Missionary Spotlight Article for the Miller Family: It’s a Jungle Out There!

One of my favorite aspects of my job is interviewing missionaries and writing up articles describing their ministries for SGWM’s monthly newsletters. I’ll post some of those here on my own blog from time to time to give an example of what I’m doing to help promote the work of SGWM and our missionaries. Here’s an article I wrote a few weeks ago about the Miller family. If you’d like to become a supporter of our ministry, please see below this article for some instruction on that.


It’s a Jungle Out There!
by Joel Garcia

For many Americans, just the sight of a “Daddy Long Legs” spider showing up in the corner of the tub for our morning shower is enough to send us running down the street ready to burn down our whole house to get rid of the thing. I had this experience just a couple of nights ago with a giant silverfish bug at the entrance to my apartment. It took me a good five minutes to build up the courage to crush it with a shoe. Not my proudest moment.

So imagine a world with giant fly-looking creatures that are seemingly wearing “Iron Man” style armor and are ready to eat you alive; a world with an array of bats, giant flying cockroaches, poisonous snakes, and malaria-carrying mosquitoes; a world where the beady little eyes of crocodiles sometimes poke themselves out of water lurking with piranhas and electric eels where you wash your clothes! For Brad and Melissa Miller and their children, this is just normal life for them in the Amazon jungle in Brazil. And for the Millers, these sometimes unnerving inconveniences are well worth dealing with in order to see the Gospel spread amongst the Apurina people.
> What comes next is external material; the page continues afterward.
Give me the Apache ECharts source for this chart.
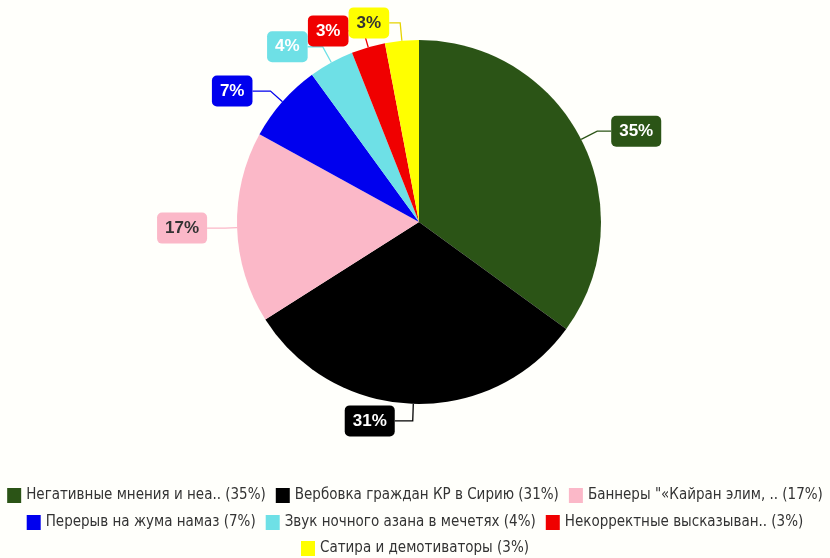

If the Millers could sum up their specific calling in one mission statement, it would be to bring the Word of God and leadership training to the indigenous Apurina people. The Millers followed the Lord’s leading to Brazil about seven years ago, when they took over for the very first missionaries to ever contact the Apurinas and translate the New Testament into their language. They have been going hard ever since, pastoring a church in one village with a vision to reach many more of the over 100 villages up and down the river. In fact, they were just able to plant another church in a different village this past July, and there are opportunities to plant three more churches in different villages over the next two years. The harvest is plentiful in the Amazon jungle of Brazil, but it hasn’t been without challenges.

Apart from the challenges of large bugs, difficult weather, and lacking the luxuries and commodities we so often take for granted in the United States, there seem to be two main challenges to what the Millers are doing on the field. One of those is simply the ability to communicate the deeper things of the Gospel to the Apurinas after they receive Christ. “By simple faith, we bring the Gospel to them, and they receive it by faith resulting in a changed life,” Melissa says, “but where they have difficulty is in growing via written content.” Abstract Biblical concepts aren’t always easy to teach in certain cultures. Take, for example, Jesus’ teaching that He is the door (John 10:9). Up until about five years ago, the Apurinas didn’t even have doors, and the doors they do know of now are set up to protect electrical equipment and other things, so they are locked and meant for keeping people out. This doesn’t allow for easy application of Jesus’ proclamation that He is the way to salvation by use of the door metaphor! Many times, the Apurinas don’t even necessarily have a category for integral Christian concepts like, for instance, confession. But the Millers have worked hard in this area with the people, tirelessly pouring into them. As Brad puts it, their goal is to “teach them how to read with understanding so that they can go out and reach other people in the same way.”

Another challenge the Millers face is that of lacking resources. They have a huge vision for the Gospel in the remote jungle villages of Brazil, but this requires both financial and material resources, and people willing to go out. Brad and Melissa are trying to raise up the nationals to go reach out to their neighboring communities, which would be more efficient with a much smaller cultural gap to hurdle. But the first generation of Christians in these villages had some cultural qualms about evangelizing their neighbors, something that seemed too intrusive to them. However, through the work of the Millers and their supporters, the Holy Spirit is doing what He does best: transforming the hearts and outlooks of the next generations of Apurinas, opening them up more to take the gospel out to their neighboring villages up and down the river.

And that’s a good thing, because part of the danger of preaching the Gospel to a village is that if the missionary isn’t able to stay to disciple the people, other pseudo-Christian groups tend to move in and teach dangerous unbiblical doctrines to them. So the Millers are praying for continued resources to come in and for the Holy Spirit to lead others to go out and provide lasting biblical leadership as they plant churches all around the area.

The Lord is doing amazing things through the Miller family, and their response is a humility that is part of the reason they are so effective. “We constantly feel ill-equipped,” they told me, “but we also constantly see God working despite our weaknesses. We are totally dependent on the Holy Spirit.” And I don’t think they, or the Lord, would want it any other way.